Como a relação de doenças decorrentes do consumo da ração açucarada que “alimenta” a humanidade contemporânea é muito grande ventilaremos aqui apenas alguns dos mecanismos relacionados às doenças sistêmicas: a) a placa bacteriana ou o biofilme bucal não responde apenas pela epidemia de cárie, ela serve de quartel general de um sem número de bactérias associadas a uma série de doenças como endocardite bacteriana, pneumonia, gastrite, etc.; b) a adição de açúcar aos alimentos aumenta o índice glicêmico tornando a dieta humana uma ração hipercalórica causadora pelo menos das epidemia de obesidade e diabetes; c) a glicação de proteínas (reação de Maillard) explica uma infinidade de doenças: glicação do cristalino (catarata senil), do colágeno (trombose), do colágeno tissular (envelhecimento), das membranas basais (microangiopatias), dos nervos (neuropatias), das células beta (diabete tipo 1), etc.; d) o consumo de açúcar acidifica o corpo fazendo prosperar as células cancerosas. Nossos médicos e demais profissionais de saúde ficam devendo à sociedade esse dossiê.
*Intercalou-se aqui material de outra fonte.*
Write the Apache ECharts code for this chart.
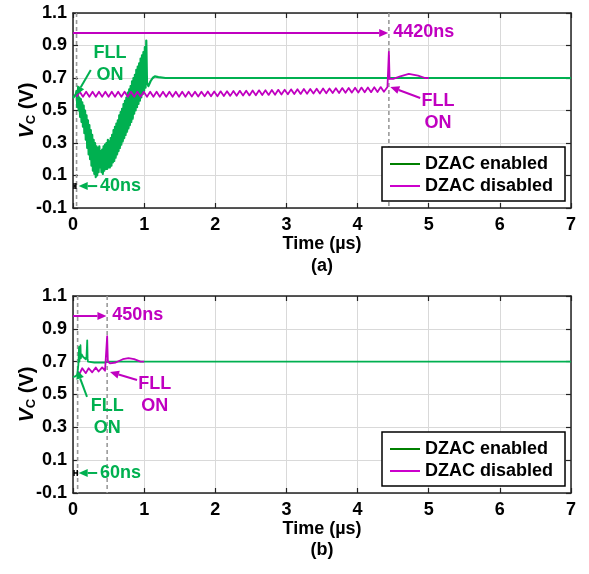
<!DOCTYPE html>
<html><head><meta charset="utf-8">
<script src="https://cdn.jsdelivr.net/npm/echarts@6/dist/echarts.min.js"></script>
<style>html,body{margin:0;padding:0;background:#fff}#c{width:589px;height:574px}</style>
</head><body><div id="c"></div>
<script>
// ---------- data ----------
const xTicks = [0, 1, 2, 3, 4, 5, 6, 7];
const yTicks = [-0.1, 0.1, 0.3, 0.5, 0.7, 0.9, 1.1];
const seriesNames = ['DZAC enabled', 'DZAC disabled'];

// (a) DZAC enabled  [time µs, Vc V]
const enabledA = [
  [0,0.577],[0.02,0.585],[0.04,0.6],
  [0.05,0.62],[0.06,0.52],[0.07,0.60],[0.08,0.50],[0.09,0.58],[0.10,0.46],[0.11,0.57],[0.12,0.43],
  [0.13,0.55],[0.14,0.40],[0.15,0.53],[0.16,0.36],[0.17,0.50],[0.18,0.32],[0.19,0.47],[0.20,0.27],
  [0.21,0.44],[0.22,0.23],[0.23,0.41],[0.24,0.20],[0.25,0.38],[0.26,0.16],[0.27,0.35],[0.28,0.13],
  [0.29,0.32],[0.30,0.11],[0.31,0.30],[0.32,0.09],[0.33,0.28],[0.34,0.10],[0.35,0.27],[0.36,0.12],
  [0.37,0.28],[0.38,0.15],[0.39,0.25],[0.40,0.12],[0.41,0.26],[0.42,0.11],[0.43,0.28],[0.44,0.13],
  [0.45,0.29],[0.46,0.14],[0.47,0.30],[0.48,0.14],[0.49,0.32],[0.50,0.15],
  [0.51,0.31],[0.52,0.15],[0.53,0.33],[0.54,0.16],[0.55,0.35],[0.56,0.18],[0.57,0.38],[0.58,0.19],
  [0.59,0.40],[0.60,0.21],[0.61,0.42],[0.62,0.23],[0.63,0.44],[0.64,0.25],[0.65,0.47],[0.66,0.27],
  [0.67,0.49],[0.68,0.29],[0.69,0.51],[0.70,0.31],[0.71,0.54],[0.72,0.33],[0.73,0.56],[0.74,0.35],
  [0.75,0.58],[0.76,0.37],[0.77,0.61],[0.78,0.39],[0.79,0.63],[0.80,0.41],[0.81,0.65],[0.82,0.43],
  [0.83,0.68],[0.84,0.45],[0.85,0.70],[0.86,0.48],[0.87,0.72],[0.88,0.50],[0.89,0.75],[0.90,0.52],
  [0.91,0.77],[0.92,0.54],[0.93,0.79],[0.94,0.56],[0.95,0.82],[0.96,0.58],[0.97,0.84],[0.98,0.60],
  [0.99,0.86],[1.00,0.62],[1.01,0.89],[1.02,0.64],[1.03,0.93],[1.04,0.67],[1.06,0.65],[1.09,0.68],
  [1.12,0.70],[1.15,0.71],[1.2,0.705],[1.3,0.70],[7,0.70]
];
// (a) DZAC disabled
const disabledA = [
  [0.050,0.585],[0.095,0.615],[0.140,0.585],[0.185,0.615],[0.230,0.585],[0.275,0.615],[0.320,0.585],
  [0.365,0.615],[0.410,0.585],[0.455,0.615],[0.500,0.585],[0.545,0.615],[0.590,0.585],[0.635,0.615],
  [0.680,0.585],[0.725,0.615],[0.770,0.585],[0.815,0.615],[0.860,0.585],[0.905,0.615],[0.950,0.585],
  [0.995,0.615],[1.040,0.585],[1.085,0.615],[1.130,0.585],[1.175,0.615],[1.220,0.585],[1.265,0.615],
  [1.310,0.585],[1.355,0.615],[1.400,0.585],[1.445,0.615],[1.490,0.585],[1.535,0.615],[1.580,0.585],
  [1.625,0.615],[1.670,0.586],[1.715,0.616],[1.760,0.586],[1.805,0.616],[1.850,0.587],[1.895,0.617],
  [1.940,0.587],[1.985,0.617],[2.030,0.588],[2.075,0.618],[2.120,0.589],[2.165,0.619],[2.210,0.590],
  [2.255,0.620],[2.300,0.591],[2.345,0.621],[2.390,0.592],[2.435,0.622],[2.480,0.593],[2.525,0.623],
  [2.570,0.594],[2.615,0.624],[2.660,0.595],[2.705,0.625],[2.750,0.596],[2.795,0.626],[2.840,0.597],
  [2.885,0.627],[2.930,0.598],[2.975,0.628],[3.020,0.600],[3.065,0.630],[3.110,0.601],[3.155,0.631],
  [3.200,0.602],[3.245,0.632],[3.290,0.603],[3.335,0.633],[3.380,0.604],[3.425,0.634],[3.470,0.605],
  [3.515,0.635],[3.560,0.606],[3.605,0.636],[3.650,0.607],[3.695,0.637],[3.740,0.608],[3.785,0.638],
  [3.830,0.609],[3.875,0.639],[3.920,0.610],[3.965,0.640],[4.010,0.611],[4.055,0.641],[4.100,0.612],
  [4.145,0.642],[4.190,0.613],[4.235,0.643],[4.280,0.614],[4.325,0.644],[4.370,0.615],[4.420,0.645],
  [4.44,0.86],[4.45,0.695],[4.5,0.695],[4.6,0.71],[4.72,0.725],[4.85,0.715],[4.95,0.70],[5.0,0.70]
];
// (b) DZAC enabled
const enabledB = [
  [0,0.605],[0.03,0.61],[0.06,0.62],[0.075,0.68],[0.085,0.79],[0.09,0.70],[0.095,0.74],[0.105,0.80],
  [0.11,0.72],[0.12,0.745],[0.14,0.73],[0.16,0.72],[0.18,0.715],[0.19,0.73],[0.2,0.83],[0.205,0.72],
  [0.21,0.70],[0.3,0.695],[0.46,0.695],[0.5,0.70],[7,0.70]
];
// (b) DZAC disabled
const disabledB = [
  [0.065,0.64],[0.09,0.625],[0.13,0.66],[0.18,0.63],[0.22,0.66],[0.27,0.635],[0.32,0.665],[0.36,0.64],
  [0.41,0.665],[0.45,0.645],[0.47,0.655],[0.48,0.855],[0.49,0.70],[0.52,0.69],[0.6,0.695],[0.7,0.715],
  [0.78,0.722],[0.86,0.715],[0.95,0.70],[1.0,0.70]
];

// ---------- styles ----------
const FONT = '"Liberation Sans", Arial, sans-serif';
const GREEN = '#00b050', MAGENTA = '#c000c0';
const LEG_GREEN = '#008000', LEG_MAGENTA = '#cc00cc';
const GRIDS = [{top: 13, height: 195}, {top: 296, height: 197}];

function xAxes(g) {
  return [{
    gridIndex: g, type: 'value', min: 0, max: 7, interval: 1, position: 'bottom',
    axisLine: {onZero: false, lineStyle: {color: '#222', width: 1.5}},
    axisTick: {inside: true, length: 5, lineStyle: {color: '#222', width: 1.2}},
    axisLabel: {color: '#000', fontFamily: FONT, fontWeight: 'bold', fontSize: 18, margin: 8},
    splitLine: {show: true, lineStyle: {color: '#d9d9d9', width: 1}},
    name: 'Time (µs)', nameLocation: 'middle', nameGap: 27,
    nameTextStyle: {color: '#000', fontFamily: FONT, fontWeight: 'bold', fontSize: 18}
  }, {
    gridIndex: g, type: 'value', min: 0, max: 7, interval: 1, position: 'top',
    axisLine: {onZero: false, lineStyle: {color: '#222', width: 1.5}},
    axisTick: {inside: true, length: 5, lineStyle: {color: '#222', width: 1.2}},
    axisLabel: {show: false}, splitLine: {show: false}
  }];
}
function yAxes(g) {
  const common = {
    gridIndex: g, type: 'value', min: -0.1, max: 1.1,
    axisLine: {onZero: false, lineStyle: {color: '#222', width: 1.5}},
    axisTick: {inside: true, length: 5, customValues: yTicks, lineStyle: {color: '#222', width: 1.2}}
  };
  return [Object.assign({}, common, {
    position: 'left',
    axisLabel: {customValues: yTicks, color: '#000', fontFamily: FONT, fontWeight: 'bold', fontSize: 18, margin: 6,
      formatter: v => v.toFixed(1)},
    splitLine: {show: true, lineStyle: {color: '#d9d9d9', width: 1}},
    name: '{v|V}{c|C}{n| (V)}', nameLocation: 'middle', nameGap: 35, nameRotate: 90, nameMoveOverlap: false,
    nameTextStyle: {rich: {
      v: {fontFamily: FONT, fontWeight: 'bold', fontStyle: 'italic', fontSize: 21, color: '#000'},
      c: {fontFamily: FONT, fontWeight: 'bold', fontSize: 13, color: '#000', verticalAlign: 'bottom', padding: [6, 0, 0, 0]},
      n: {fontFamily: FONT, fontWeight: 'bold', fontSize: 20, color: '#000'}
    }}
  }), Object.assign({}, common, {
    position: 'right', axisLabel: {show: false}, splitLine: {show: false}
  })];
}
function legend(g, top) {
  return {
    show: true, orient: 'vertical', left: 382, top: top, width: 183,
    backgroundColor: '#fff', borderColor: '#000', borderWidth: 1.5,
    padding: [8, 12, 6, 8], itemGap: 4, itemWidth: 30, itemHeight: 2,
    selectedMode: false,
    textStyle: {color: '#000', fontFamily: FONT, fontWeight: 'bold', fontSize: 18, lineHeight: 18},
    data: [
      {name: seriesNames[0], icon: 'rect', itemStyle: {color: LEG_GREEN}},
      {name: seriesNames[1], icon: 'rect', itemStyle: {color: LEG_MAGENTA}}
    ]
  };
}
function line(name, data, color, g, w) {
  return {
    name, type: 'line', data, xAxisIndex: 2 * g, yAxisIndex: 2 * g, showSymbol: false, symbol: 'none',
    lineStyle: {color, width: w || 1.8, join: 'round'}, itemStyle: {color}, animation: false, z: 3
  };
}

const chart = echarts.init(document.getElementById('c'), null, {renderer: 'canvas'});
chart.setOption({
  animation: false,
  backgroundColor: '#fff',
  grid: GRIDS.map(g => ({left: 73, right: 18, top: g.top, height: g.height, containLabel: false})),
  xAxis: [].concat(xAxes(0), xAxes(1)),
  yAxis: [].concat(yAxes(0), yAxes(1)),
  legend: [legend(0, 147), legend(1, 432)],
  series: [
    line(seriesNames[0], enabledA, GREEN, 0, 2.2),
    line(seriesNames[1], disabledA, MAGENTA, 0),
    line(seriesNames[0], enabledB, GREEN, 1),
    line(seriesNames[1], disabledB, MAGENTA, 1)
  ]
});

// ---------- annotations (data coordinates, placed through the chart's scales) ----------
const annotations = [
  {g: 0, dashed: [0.05, 4.44],
   hArrow: {from: [0, 0.977], to: [4.43, 0.977], label: '4420ns', at: [4.50, 0.983]},
   greenTxt: [0.52, 0.783], greenArrow: [[0.25, 0.749], [0.045, 0.595]],
   magTxt: [5.13, 0.488], magArrow: [[4.88, 0.577], [4.46, 0.645]],
   span: {t1: 0.04, v: 0.035, label: '40ns', arrowFrom: 0.34, arrowTo: 0.08, textAt: 0.38}},
  {g: 1, dashed: [0.065, 0.48],
   hArrow: {from: [0, 0.978], to: [0.47, 0.978], label: '450ns', at: [0.55, 0.984]},
   greenTxt: [0.48, 0.363], greenArrow: [[0.197, 0.485], [0.056, 0.649]],
   magTxt: [1.15, 0.494], magArrow: [[0.90, 0.588], [0.52, 0.637]],
   span: {t1: 0.06, v: 0.022, label: '60ns', arrowFrom: 0.34, arrowTo: 0.08, textAt: 0.38}}
];
const els = [];
const px = (g, p) => chart.convertToPixel({gridIndex: g}, p);
function arrow(a, b, color, head = 9, w = 4) {
  const dx = b[0] - a[0], dy = b[1] - a[1], L = Math.hypot(dx, dy), ux = dx / L, uy = dy / L;
  const bx = b[0] - ux * head, by = b[1] - uy * head;
  els.push({type: 'line', z: 50, shape: {x1: a[0], y1: a[1], x2: bx, y2: by}, style: {stroke: color, lineWidth: 2}});
  els.push({type: 'polygon', z: 50, shape: {points: [[b[0], b[1]], [bx - uy * w, by + ux * w], [bx + uy * w, by - ux * w]]},
    style: {fill: color}});
}
function text(p, str, color, align) {
  els.push({type: 'text', z: 50, x: p[0], y: p[1], style: {text: str, fill: color,
    font: 'bold 18px ' + FONT, align: align || 'center', verticalAlign: 'middle', lineHeight: 22}});
}
annotations.forEach(a => {
  const g = a.g;
  const top = px(g, [0, 1.1])[1], bot = px(g, [0, -0.1])[1];
  a.dashed.forEach(t => {
    const x = px(g, [t, 0])[0];
    els.push({type: 'line', z: 1, shape: {x1: x, y1: top, x2: x, y2: bot},
      style: {stroke: '#9a9a9a', lineWidth: 1.6, lineDash: [4, 3]}});
  });
  arrow(px(g, a.hArrow.from), px(g, a.hArrow.to), MAGENTA);
  text(px(g, a.hArrow.at), a.hArrow.label, MAGENTA, 'left');
  text(px(g, a.greenTxt), 'FLL\nON', GREEN);
  arrow(px(g, a.greenArrow[0]), px(g, a.greenArrow[1]), GREEN);
  text(px(g, a.magTxt), 'FLL\nON', MAGENTA);
  arrow(px(g, a.magArrow[0]), px(g, a.magArrow[1]), MAGENTA);
  const s = a.span;
  const p0 = px(g, [0, s.v]), p1 = px(g, [s.t1, s.v]);
  els.push({type: 'line', z: 50, shape: {x1: p0[0] + 1, y1: p0[1], x2: p1[0], y2: p1[1]}, style: {stroke: '#000', lineWidth: 1.5}});
  els.push({type: 'line', z: 50, shape: {x1: p0[0] + 1, y1: p0[1] - 3, x2: p0[0] + 1, y2: p0[1] + 3}, style: {stroke: '#000', lineWidth: 1.5}});
  els.push({type: 'line', z: 50, shape: {x1: p1[0], y1: p1[1] - 3, x2: p1[0], y2: p1[1] + 3}, style: {stroke: '#000', lineWidth: 1.5}});
  arrow(px(g, [s.arrowFrom, s.v]), px(g, [s.arrowTo, s.v]), GREEN);
  text(px(g, [s.textAt, s.v]), s.label, GREEN, 'left');
});
const xMid = px(0, [3.5, 0])[0];
els.push({type: 'text', x: xMid, y: 266, style: {text: '(a)', fill: '#000', font: 'bold 18px ' + FONT, align: 'center', verticalAlign: 'middle'}});
els.push({type: 'text', x: xMid, y: 550, style: {text: '(b)', fill: '#000', font: 'bold 18px ' + FONT, align: 'center', verticalAlign: 'middle'}});
chart.setOption({graphic: {elements: els}});
</script>
</body></html>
Enquanto ele não é escrito temos que dar força à Organização Mundial de Saúde (OMS) que luta para que a raça humana não consuma mais que cinco por cento (5%) das calorias totais ingeridas diariamente provenientes da sacarose refinada. Infelizmente o lobby da indústria alimentícia é mais poderoso que a OMS. Para que as pessoas pudessem monitorar a quantidade de açúcar que estão ingerindo e para que não ultrapassassem os 5% preconizados pela OMS, a indústria de alimentos teria que mencionar no rótulo dos seus produtos açucarados a quantidade em gramas de sacarose. Tal medida da OMS se aprovada criaria embaraços ao sistema posto que a indústria de açúcar (e a de alimentos industrializados também) lutam para que o consumo de açúcar e de alimentos industrializados aumente a cada ano.
Enquanto o governo não atende à OMS nada impede que as pessoas usando de seu livre arbítrio dêem as costas ao açúcar. Convido o(a) amável leitor(a) a fazer isso e verifique o que acontece com o seu corpo no que diz respeito à freqüência de resfriados, cáries, gordurinhas localizadas, celulite, etc.
*Fernando Antônio Carneiro de Carvalho é historiador, formado pela Universidade Federal Fluminense, autor do livro “Açúcar, o perigo doce”.